The focal point is actually one focus of the conic section solution. Notice also that there are two solutions. I haven’t yet tested the validity of both solutions. Hopefully some kind person will tell me about this. I should also note that the only restriction to this solution is that n must be greater than zero and not one. This makes sense, though. A refractive index of 1 would leave us with a lens that does nothing and a negative refractive index has no meaning. So what about if 0 < n <1? What does this correspond to? This is actually the case where the lens has one flat side (which the parallel rays hit first and are unaffected). In this case, n is equal to 1/n‘ where n‘ is the refractive index of the lens material. Now, to bring this full circle (or ellipse, hyperbola, or parabola) let’s get this back in terms of g and y:

\begin{align*} g(y) &= \frac{n}{n^2-1}\left((n + 1)f \pm \sqrt{(n + 1)^2 f^2 - (n^2-1) y^2}\right) \\ g(y) &= \frac{n}{n^2-1}\left((n - 1)f \pm \sqrt{(n - 1)^2 f^2 - (n^2-1) y^2}\right) \end{align*}

Pretty neat, right? Is there anything conic sections can’t do?

11 Responses to “Anaclastic lenses”

  1. kc lc says:

    Yes, very neat. But I might have tackled it differently right from the start. By inspection, theta = thetaI – thetaR. And tan(theta) = y/(f-g(y)).

    And since tan(thetaI) = g’(y) you can quickly write down a differential equation for g(y) like in your equation 8. But the 1/sqrt() term is replaced by tan(thetaR). Trouble is… removing that left over tan(thetaR) term…

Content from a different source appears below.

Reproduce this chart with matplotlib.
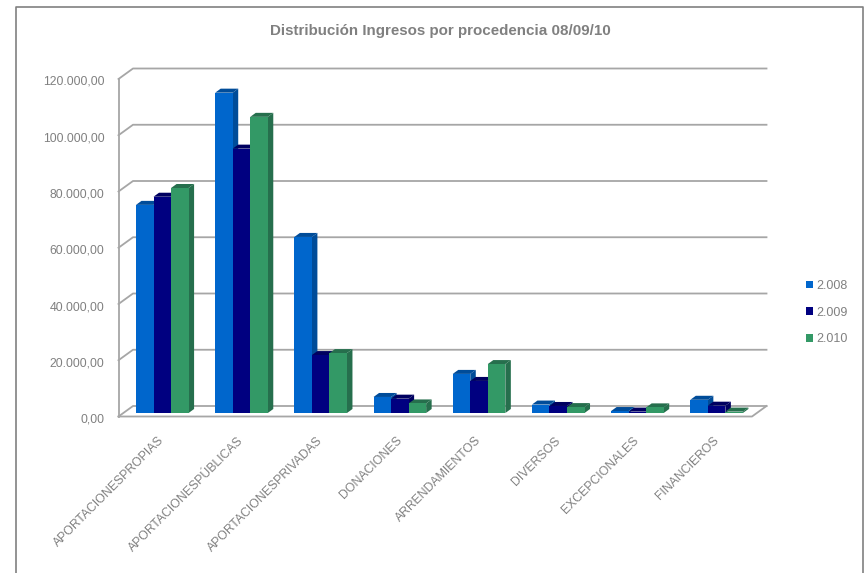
import matplotlib
matplotlib.use("Agg")
import matplotlib.pyplot as plt
from matplotlib.patches import Patch
from matplotlib.ticker import FuncFormatter
from matplotlib.transforms import ScaledTranslation

plt.rcParams["font.family"] = ["Liberation Sans", "DejaVu Sans"]

categories = ["APORTACIONESPROPIAS", "APORTACIONESPÚBLICAS", "APORTACIONESPRIVADAS",
              "DONACIONES", "ARRENDAMIENTOS", "DIVERSOS", "EXCEPCIONALES", "FINANCIEROS"]
series_names = ["2.008", "2.009", "2.010"]
values_2008 = [74000, 113900, 62600, 5700, 13900, 3000, 700, 4700]
values_2009 = [76900, 94000, 20600, 5100, 11400, 2500, 500, 2600]
values_2010 = [80000, 105300, 21300, 3400, 17400, 2100, 2000, 500]
y_ticks = [0, 20000, 40000, 60000, 80000, 100000, 120000]

FRONT_COLORS = ["#0066cc", "#000080", "#339966"]
SIDE_COLORS = ["#004c99", "#000060", "#266f4d"]
GRID_COLOR = "#a6a6a6"
TEXT_COLOR = "#808080"

W, H = 866, 573
AX_LEFT, AX_RIGHT, AX_TOP, AX_BOTTOM = 118.5, 752.0, 79.0, 416.5

fig = plt.figure(figsize=(W / 100, H / 100), dpi=100)
ax = fig.add_axes([AX_LEFT / W, 1 - AX_BOTTOM / H,
                   (AX_RIGHT - AX_LEFT) / W, (AX_BOTTOM - AX_TOP) / H])
ax.set_xlim(0, len(categories))
ax.set_ylim(0, y_ticks[-1])
for spine in ax.spines.values():
    spine.set_visible(False)

# pixel offsets converted to data units for the fake 3D depth
px_x = len(categories) / (AX_RIGHT - AX_LEFT)
px_y = y_ticks[-1] / (AX_BOTTOM - AX_TOP)
wall_dx, wall_dy = 14.5 * px_x, 10.5 * px_y
bar_dx, bar_dy = 4.2 * px_x, 3.5 * px_y
depth_dx, depth_dy = 5.5 * px_x, 4.0 * px_y

# back wall lines and the diagonals on the left wall
line_kw = dict(color=GRID_COLOR, lw=1.3, clip_on=False, zorder=1)
for t in y_ticks:
    ax.plot([0, wall_dx, len(categories) + wall_dx],
            [t, t + wall_dy, t + wall_dy], **line_kw)
ax.plot([0, 0], [0, y_ticks[-1]], **line_kw)
ax.plot([0, len(categories), len(categories) + wall_dx],
        [0, 0, wall_dy], **line_kw)

# bars, left to right so the nearer faces cover the sides
gap = 0.168
bar_w = (1 - 2 * gap) / 3
for i in range(len(categories)):
    for s, vals in enumerate([values_2008, values_2009, values_2010]):
        x0 = i + gap + s * bar_w + bar_dx
        x1 = x0 + bar_w
        y0 = bar_dy
        y1 = vals[i] + bar_dy
        ax.fill([x1, x1 + depth_dx, x1 + depth_dx, x1],
                [y0, y0 + depth_dy, y1 + depth_dy, y1],
                color=SIDE_COLORS[s], lw=0, clip_on=False, zorder=2)
        ax.fill([x0, x0 + depth_dx, x1 + depth_dx, x1],
                [y1, y1 + depth_dy, y1 + depth_dy, y1],
                color=SIDE_COLORS[s], lw=0, clip_on=False, zorder=2)
        ax.fill([x0, x1, x1, x0], [y0, y0, y1, y1],
                color=FRONT_COLORS[s], lw=0, clip_on=False, zorder=2)

ax.set_yticks(y_ticks)
ax.yaxis.set_major_formatter(FuncFormatter(
    lambda v, _: f"{v:,.2f}".replace(",", "#").replace(".", ",").replace("#", ".")))
ax.tick_params(axis="y", length=0, pad=10, labelsize=8.8, labelcolor=TEXT_COLOR)
# nudge the value labels down a little from the front edge ticks
nudge = ScaledTranslation(0, -1.5 / 100, fig.dpi_scale_trans)
for label in ax.get_yticklabels():
    label.set_transform(label.get_transform() + nudge)
ax.set_xticks([i + 0.5 for i in range(len(categories))])
ax.set_xticklabels(categories, rotation=45, ha="right", rotation_mode="anchor")
ax.tick_params(axis="x", length=0, pad=13, labelsize=8.8, labelcolor=TEXT_COLOR)

fig.text(440 / W, 1 - 31.5 / H, "Distribución Ingresos por procedencia 08/09/10",
         ha="center", va="center", fontsize=10.9, fontweight="bold", color=TEXT_COLOR)

handles = [Patch(facecolor=c, label=n) for c, n in zip(FRONT_COLORS, series_names)]
fig.legend(handles=handles, loc="center left", bbox_to_anchor=(806 / W, 1 - 312.5 / H),
           frameon=False, fontsize=9, labelcolor=TEXT_COLOR, handlelength=0.55,
           handleheight=0.55, handletextpad=0.3, labelspacing=1.18, borderpad=0, borderaxespad=0)

# outer chart frame, open along the bottom edge
frame = dict(color="#808080", lw=1.2, transform=fig.transFigure, clip_on=False)
fig.add_artist(plt.Line2D([16 / W, 16 / W, 863 / W, 863 / W],
                          [0, 1 - 7 / H, 1 - 7 / H, 0], **frame))

fig.savefig("out.png", dpi=100)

    hmm… I guess I can’t see any shortcut by staying in polar/parametric form right from the start.

  2. Yourself says:

    I noticed that as well, but I didn’t actually put much thought into inspecting that. It just didn’t seem to me to be entirely worthwhile to do it that way.

  3. kc lc says:

    I guess you’re right. Seems like it just leads to the same place once you re-write that tan(thetaR) term.

    Here’s something sort of related… to conic sections anyway: shadows from a sphere. Place a sphere on a plane, then place lights in various locations to cast shadows. Depending on the light locations, the shadow will be a circle, ellipse, parabola, or one branch of a hyperbola:

    I left out the circle (too obvious). The light location to get an elliptical shadow is pretty obvious too. But less obvious with the parabola and hyperbola. I know the positions needed for them, but I haven’t tried to prove it.

  4. Yourself says:

    Well, with a perfect point light, the shadow volume will be a cone frustum (the vertex of the cone would be at the light source). The actual shadow is where this volume intersects the plane. It should be pretty obvious from here why you get conic sections. You’re cutting a cone with a plane and that’s where all conic sections come from.

    The type of conic section depends on the source’s position with respect to a plane tangent to the top of the sphere (or, in general, tangent to the sphere and opposite from and parallel to the shadow receiving plane). If the light source is on the far side of this plane from the shadow receiver, you get an ellipse. If it’s on the plane, you get a parabola. If it’s below the plane (but not below the sphere), you get a hyperbola.

  5. kc lc says:

    Nicely explained. I was thinking about this too hard — it’s actually easy to see with your “shadow volume cut by a plane” idea.

    What about the reverse problem? I’ve read before that all conics can cast a circular shadow. Easy to see this for an ellipse. What about the others?

  6. Yourself says:

    You mean a flat cut-out of a conic section casting a shadow? In that case, construct the cone that the particular conic belongs to. Place the point light at the vertex, and the shadow receiving plane perpendicular to the axis of the cone.

    The unbounded conics could never practically cast a fully circular shadow; at least not as far as I can imagine. At the very least the cast shadow will be a portion of a circle. What might be slightly more interesting is placing a pinhole camera at the vertex of the cone, pointed along the cone’s axis. In this case, a parabola would form a complete circle (well, with the exception of a single point). Hyperbolas still wouldn’t form complete circles.

  7. xot says:

    Very clever illustration, KC.

  8. Makerofthegames says:

    I’m too dumb to understand any of this..Perhaps in college..

  9. Alpha Man says:

    KC LC! I didn’t know you were fond of the higher maths!

  10. PF says:

    I may not have understood the whole thing, but it was certainly intriguing. Good luck on your death ray. :)


  11. Mgamerz says:

    You might be asking yourself (figuratively and literally) “if this is the lens, why does it only have one side?”
    I’m asking you WHY ARE YOU THINKING THIS!!!!! I guess your just really smart like that. And like death rays.